Là, c’est une cantine 100 % bio. Ici, une production d’énergie renouvelable et locale. Ailleurs, une impulsion décisive donnée à une agriculture paysanne. Plus loin, une école en matériaux écologiques et très peu consommatrice d’énergie. Ou encore, une rivière renaturalisée et la biodiversité revenue sur le territoire. À Reporterre, les reportages dans les (petits) villages faisant de grandes choses pour la transition écologique poussent tels des herbes folles au printemps. Et nous vous le rappelions grâce à un kit détaillé à l’usage des citoyens et de leurs futurs élus il y a quelques semaines : l’échelon de la commune est assurément l’un de ceux auxquels il faut et on peut agir.

Mais suffit-il de vouloir pour pouvoir ? Ce chapelet d’expériences est-il généralisable à l’ensemble des communes rurales ? Est-il plus facile de mener la transition écologique dans un village qu’en ville ? « Je peux sortir de mon bureau, mettre les bottes, et aller voir ce qui se passe. Le village est une échelle qui permet une prise sur le réel », dit Daniel Cueff, maire de Langouët, dans le Finistère. Désormais connu pour son arrêté anti-pesticides, il a aussi impulsé dans sa commune de 600 habitants la première cantine totalement bio, une école basse consommation, la construction de maisons « zéro carbone, zéro déchet de chantier », etc.

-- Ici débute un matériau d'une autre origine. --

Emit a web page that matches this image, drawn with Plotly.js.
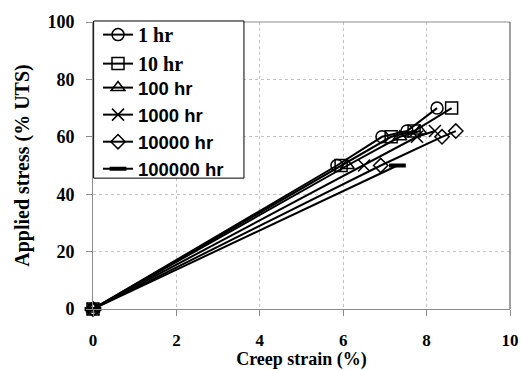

Le personnage donne le ton, l’engagement écologique d’un village est souvent porté par une forte personnalité qui met l’écologie au centre de sa politique. « Ces maires incarnent un projet et se démènent pour y arriver », observe Charlotte Tardieu, animatrice du réseau des Territoires à énergie positive. « Quand j’ai été élu en 1999, le mot développement durable n’existait pas dans le vocabulaire politique local », se souvient Daniel Cueff. « Une des premières difficultés est de convaincre l’ensemble des élus de la commune », confirme un autre pionnier, Michel Maya, qui termine son cinquième mandat à Tramayes, en Saône-et-Loire (1.045 habitants). La commune est récemment devenue la première commune de plus de mille habitants n’utilisant que de l’énergie renouvelable en France. « Le plus important, c’est une volonté politique forte », dit Nicolas Garnier, délégué général de l’association Amorce, qui accompagne les collectivités locales engagées dans la transition écologique sur les questions d’énergie, de gestion des déchets et de l’eau. « Il faut être courageux. Et convaincre l’adjoint aux finances… »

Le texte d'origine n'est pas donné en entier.